Mağdur E.U., savcılıkta verdiği ifadesinde başından geçen olayları şu şekilde anlattı: "Kapalıçarşı'da köklü ve eski kuyumcu esnaflarından birinin oğluyum. M.M.Ö. isimli şahıs yaklaşık bir ay önce benim işyerime geldi. Benim ile ticaret yaparak güvenimi kazanmaya başladı. İşyerime sürekli gelmeye başladı. Varlıklı olduğumu anlayıp ortak ticaret yapmayı teklif etti. Çok kez görüştük, yurtdışından gelen şüpheliyi Türkiye'de ağırlamaya başladım. Sonrasında ortak olduk ve sorunsuz işleri yürüttük.
"ARACIN ÖNÜ KESİLDİ, PEŞMERGE KIYAFETLİLER İNDİ"
Şüpheli bir süre sonra beni bir işin ayrıntılarını görüşmek için Irak'ın Süleymaniye şehrine davet etti. Ben de aramızdaki ilişkiye güvenerek 22 Mart günü şüpheli ile birlikte Süleymaniye'ye gittim. Oraya gittiğimizde bir seyyar satıcıdan yemek yedik. O seyyar satıcı gideceğimiz yere bizi bırakmak üzere aracına çağırdı.
"PKK'LIYIZ, 300 BİN DOLAR VER"
Burada PKK terör örgütü mensubu olduklarını, onlara 300 bin dolar para vermemi istediler. Böyle bir paranın bende olmadığını, bulmak için zaman vermelerini istedim. Şüpheliler hemen para veremeyeceğim için beni çırılçıplak soyup eziyet ettiler. Özellikle bel altı bölgeme vurarak beni falakaya yatırdılar. Yapılan eziyetlere dayanamayarak korku içinde bir miktar para bulabileceğimi söyledim. Bunun üzerine şüpheliler bana telefon verdiler ve parayı bulmamı istediler. Ben de işyerinde çalışan Ö.A.'yı aradım. Zor durumda olduğumu anlatıp para bulmasını istedim. O da aynı gün 53 bin dolar buldu ve şüpheli M.M.Ö.nün aradığı kişiye parayı teslim etti.

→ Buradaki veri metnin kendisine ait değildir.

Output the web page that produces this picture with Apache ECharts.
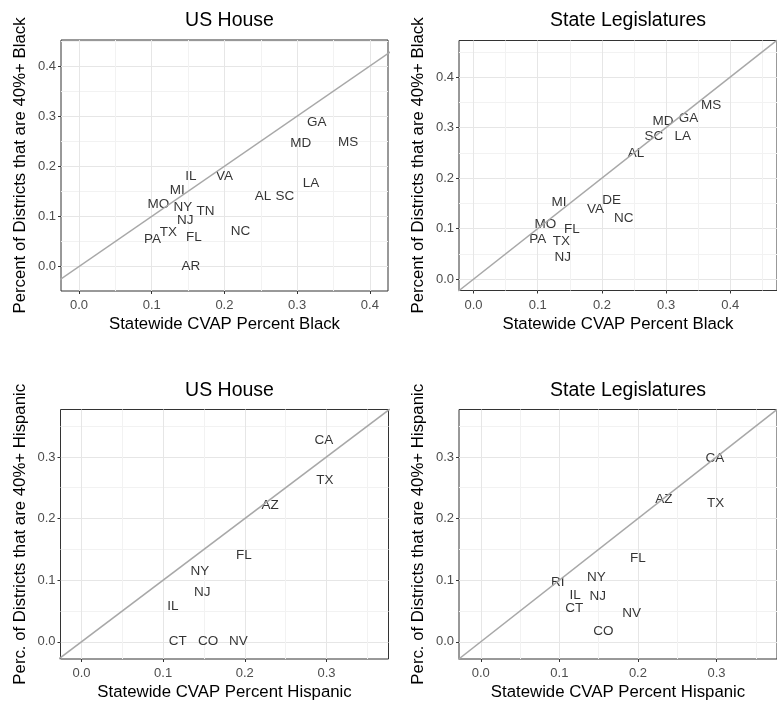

İŞKENCE YAPIP FOTOĞRAFLARINI ÇEKTİLER
Şüpheliler eziyet ettiği sırada beni çırılçıplak soyarak fotoğraflarımı çektiler. Önüme uyuşturucu maddeler koyarak, elime içinde mermi olmayan silah vererek fotoğraflarımı çektiler. Parayı ödemezsem bu fotoğrafları emniyete vereceklerini ve yayacaklarını söyleyerek tehdit ettiler.
Parayı aldıktan sonra bana eczaneden merhem aldılar ve sürerek tedavi ettiler. Gözlerim bağlı bir şekilde araca bindirip şehir merkezine götürdüler. Burada M.M.Ö. beni aldı yemeğe götürdü ve sonra bir eve gittik. Burada 3 koruma bizi bekledi. Ertesi gün yani 24 Mart günü Süleymaniye'ye gittiğim ve kaçırıldığım gün benden aldıkları telefonumu ve pasaportumu bana vererek serbest bıraktılar. Cebimdeki bin doları da aldıkları için biletimi ablama aldırdım.
TEHDİTLER DEVAM EDİYOR
İstanbul'a döndükten sonra şüpheli beni aramaya ve tehdit etmeye devam etti. Can ve mal güvenliğimin olmadığını düşünüyorum. Beni arayıp artık silahlar konuşacak dedi ve tehdit etti. İzah ettiğim bu eylemler nedeniyle şüpheli M.M.Ö. ve diğer şüphelilerden şikayetçiyim."